As Senate Democrats hold the floor against the Republicans' health care repeal bill, Sen. Cory Booker called out the GOP's scheme as "an insult to our values."
Senate Republicans appear to still be dead set on forcing through their secretive health care bill, despite vocal and fervent opposition.
Americans across the country disapprove of the GOP's plan, which Republican leadership is trying to jam through without involvement by or hearings with Democrats, and without even the input of women from their own party.
Not one single Republican lawmaker can even confirm that an actual bill exists.
This is a ludicrous and dangerous situation, and Senate Democrats are ready and willing to use every tool they have to expose the GOP's cravenness.
And as Democratic Sen. Cory Booker of New Jersey elucidated in his powerful speech on the floor, Senate Republicans are not only being cowardly by trying to hide the damage this bill would do from the Americans who would bear the brunt of it. They are also violating the long-standing values of the very body to which they belong, and which they ostensibly hold in high esteem.
Booker noted that a lot of the frustration with the GOP's plan is not merely with the bill itself, but with "the brokenness of this process," which has been "conducted behind closed doors, in back rooms." And he pointed out that, contrary to the usual insistence on the need for "regular order," now it appears that the concern for order has faded in favor of a desire to find any way possible to give more tax breaks to the wealthy, despite the harm it will do to so many others.
Booker passionately challenged his Republican colleagues to remember "what this republic [was] founded upon."
But what is interesting, if you look at the history of the body, the longest debate — consecutive session debate, was about war and whether to arm merchant ships in the first world war. What was the second longest debate? The second longest consecutive session in Senate history? It was actually health care. Or more specifically, it was the health care debate in 2010 about the Affordable Care Act or so-called Obamacare.
In fact, here we are, looking at a process that seems to be screaming something to the floor — no hearings, no markups, no committee sessions — screaming to the floor in the shadow of the second longest consecutive session to debate. That to me is a contrast that speaks volumes about the wrongness of this moment in history, that anyone objectively standing back would agree and concur that for something that is so deeply at the core of what our country is about — we literally founded this nation because of life, liberty, and the pursuit of happiness. Life!
And what more fundamental aspect of life is there? A critical constituent part of that has to be how we preserve life, how we embolden life, what is the state of our health care? And for this great historic, deliberative body to be doing that without so much as a pause, with the brilliant minds on both sides of this aisle, with the thoughtful people on both sides of this aisle — people who have come through portals and processes where they expose themselves and their lives to public discussion, public debate — that's what a democracy is. That's what this republic is founded upon. Not secrecy, not back rooms.

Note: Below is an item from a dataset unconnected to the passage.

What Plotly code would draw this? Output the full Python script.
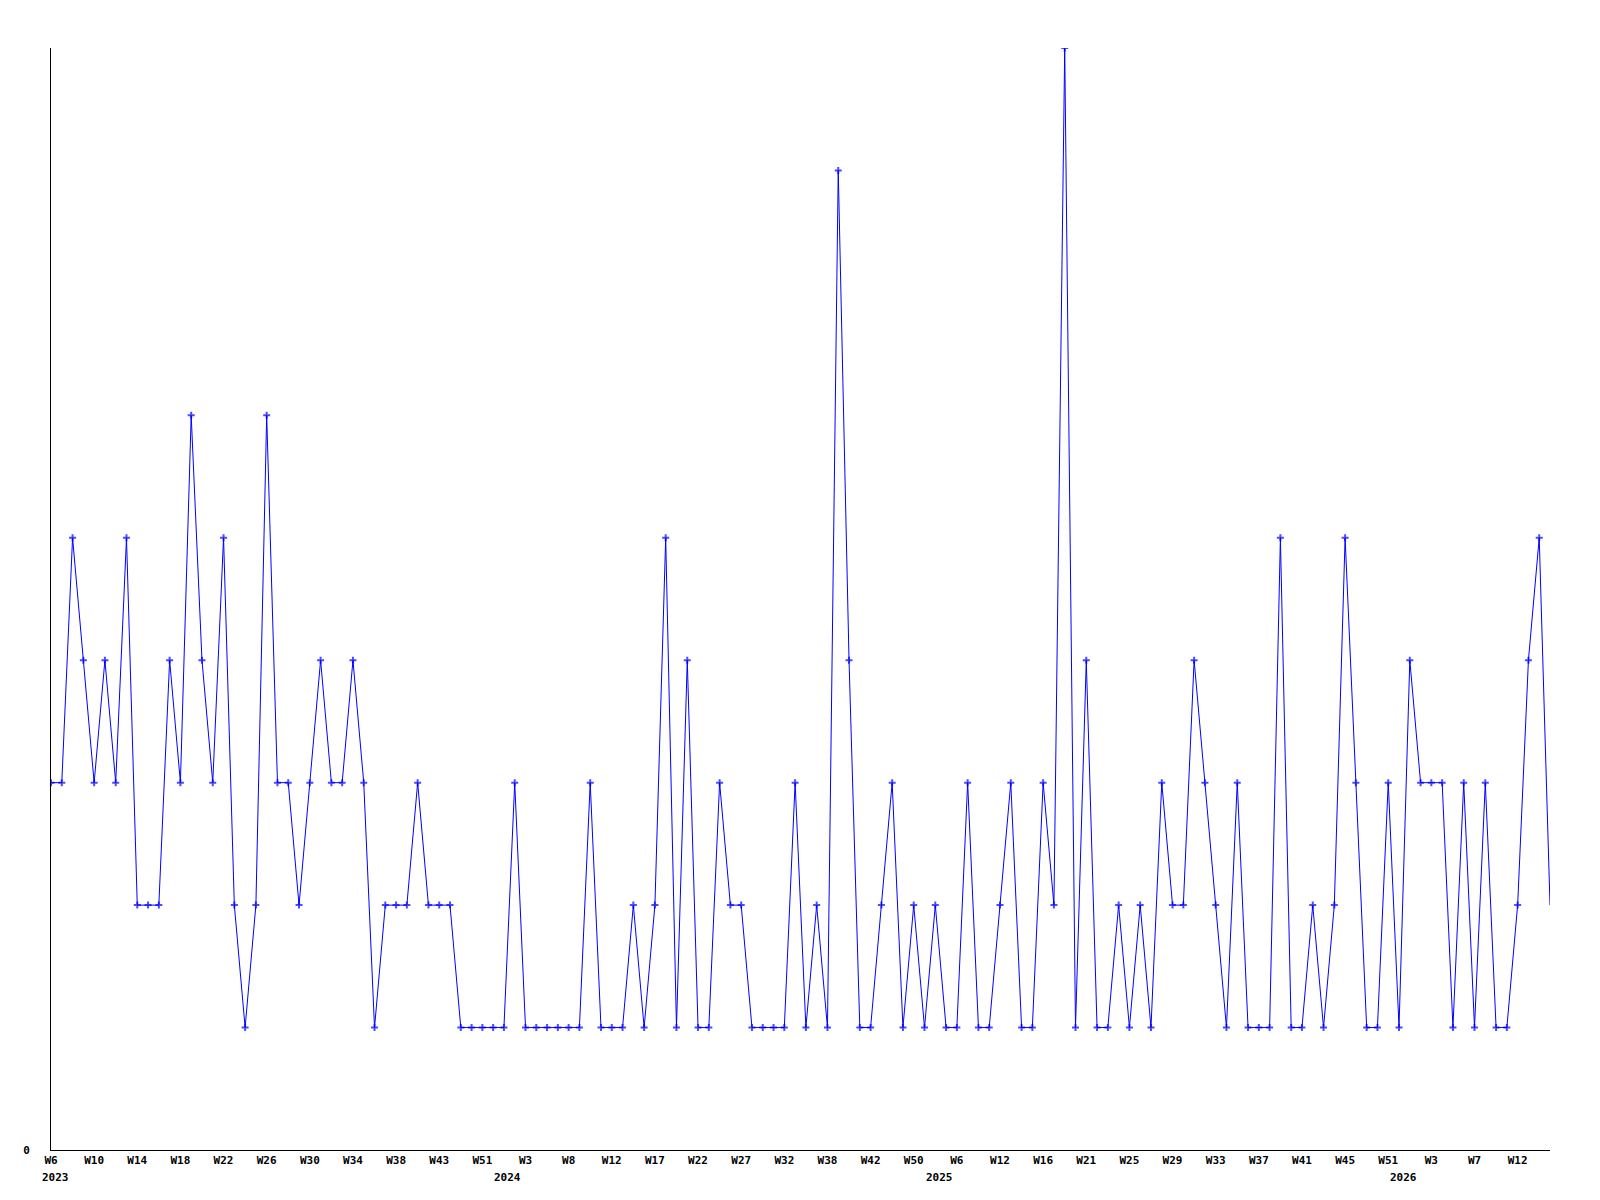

This body reflects the best of what democratic principles are. And now we're rushing something through that fundamentally affects life, and we're pushing it to the floor with an insult to our history and an insult to our values.
If Republicans cannot be moved by the pleas of their own constituents, by the fear and turmoil their repeal plan is causing among millions of Americans, perhaps the reminder from their colleague about the principles they purport to hold as Senators will be a wake-up call.
It does no honor to the Senate as an institution to trample upon its centuries-old values in order to add another tally mark to the win column. One would hope Republican leadership will not just hear Booker's words, but will truly listen, and remember what it is they were elected to do, and the ideals of the body they are supposed to represent.